:: Recorded information ::
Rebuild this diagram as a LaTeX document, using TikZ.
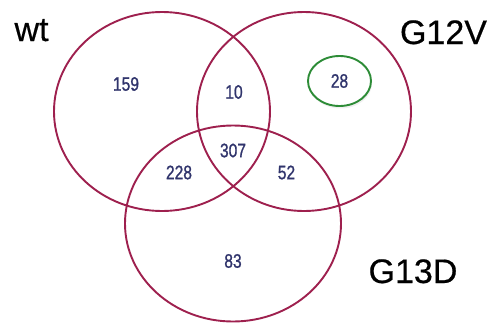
\documentclass[tikz,border=0pt]{standalone}
\usepackage{fontspec}
\setmainfont{Liberation Sans}
\newfontfamily\numfont[FakeBold=1.2]{Liberation Sans}
\newfontfamily\labfont[FakeBold=0.5]{Liberation Sans}
\usetikzlibrary{shapes.geometric,shadows}
\definecolor{venncol}{RGB}{158,32,78}
\definecolor{numcol}{RGB}{48,52,108}
\definecolor{greencol}{RGB}{45,140,55}
\tikzset{
  venn/.style={ellipse, draw=venncol, line width=1.9pt, inner sep=0pt, fill=none},
  num/.style={text=numcol, font=\numfont\fontsize{19.5}{22}\selectfont, inner sep=0pt},
  setlabel/.style={text=black, font=\labfont\fontsize{34}{40}\selectfont, anchor=base, inner sep=0pt},
}
\newcommand{\nm}[1]{\scalebox{0.8}[1]{#1}}
\begin{document}
\begin{tikzpicture}[x=1pt,y=-1pt]
\useasboundingbox (0,0) rectangle (493,322);
\node[venn, minimum width=216pt, minimum height=199pt] (wt) at (162,111.5) {};
\node[venn, minimum width=214pt, minimum height=199pt] (v) at (304,111.5) {};
\node[venn, minimum width=216pt, minimum height=196pt] (d) at (233,223.5) {};
\node[ellipse, draw=greencol, line width=1.9pt, inner sep=0pt, minimum width=63pt, minimum height=50pt,
      drop shadow={shadow xshift=1pt, shadow yshift=-2.5pt, opacity=0.12}, fill=white] (g) at (339.5,81) {};
\node[num] (n159) at (126,84) {\nm{159}};
\node[num] (n10) at (234,92) {\nm{10}};
\node[num] (n28) at (g.center) {\nm{28}};
\node[num] (n307) at (233,150.5) {\nm{307}};
\node[num] (n228) at (179,172.5) {\nm{228}};
\node[num] (n52) at (286.5,172.5) {\nm{52}};
\node[num] (n83) at (233,261) {\nm{83}};
\node[setlabel] (lwt) at (31.5,41) {wt};
\node[setlabel] (lv) at (443.5,44) {G12V};
\node[setlabel] (ld) at (413,283) {G13D};
\end{tikzpicture}
\end{document}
:::
**Exercise aim**
All of the lines above should be printed exactly, minus the pictures.

**Completed task**
Rebuild this diagram as a LaTeX document, using TikZ.
\documentclass[tikz,border=0pt]{standalone}
\usepackage{fontspec}
\setmainfont{Liberation Sans}
\newfontfamily\numfont[FakeBold=1.2]{Liberation Sans}
\newfontfamily\labfont[FakeBold=0.5]{Liberation Sans}
\usetikzlibrary{shapes.geometric,shadows}
\definecolor{venncol}{RGB}{158,32,78}
\definecolor{numcol}{RGB}{48,52,108}
\definecolor{greencol}{RGB}{45,140,55}
\tikzset{
  venn/.style={ellipse, draw=venncol, line width=1.9pt, inner sep=0pt, fill=none},
  num/.style={text=numcol, font=\numfont\fontsize{19.5}{22}\selectfont, inner sep=0pt},
  setlabel/.style={text=black, font=\labfont\fontsize{34}{40}\selectfont, anchor=base, inner sep=0pt},
}
\newcommand{\nm}[1]{\scalebox{0.8}[1]{#1}}
\begin{document}
\begin{tikzpicture}[x=1pt,y=-1pt]
\useasboundingbox (0,0) rectangle (493,322);
\node[venn, minimum width=216pt, minimum height=199pt] (wt) at (162,111.5) {};
\node[venn, minimum width=214pt, minimum height=199pt] (v) at (304,111.5) {};
\node[venn, minimum width=216pt, minimum height=196pt] (d) at (233,223.5) {};
\node[ellipse, draw=greencol, line width=1.9pt, inner sep=0pt, minimum width=63pt, minimum height=50pt,
      drop shadow={shadow xshift=1pt, shadow yshift=-2.5pt, opacity=0.12}, fill=white] (g) at (339.5,81) {};
\node[num] (n159) at (126,84) {\nm{159}};
\node[num] (n10) at (234,92) {\nm{10}};
\node[num] (n28) at (g.center) {\nm{28}};
\node[num] (n307) at (233,150.5) {\nm{307}};
\node[num] (n228) at (179,172.5) {\nm{228}};
\node[num] (n52) at (286.5,172.5) {\nm{52}};
\node[num] (n83) at (233,261) {\nm{83}};
\node[setlabel] (lwt) at (31.5,41) {wt};
\node[setlabel] (lv) at (443.5,44) {G12V};
\node[setlabel] (ld) at (413,283) {G13D};
\end{tikzpicture}
\end{document}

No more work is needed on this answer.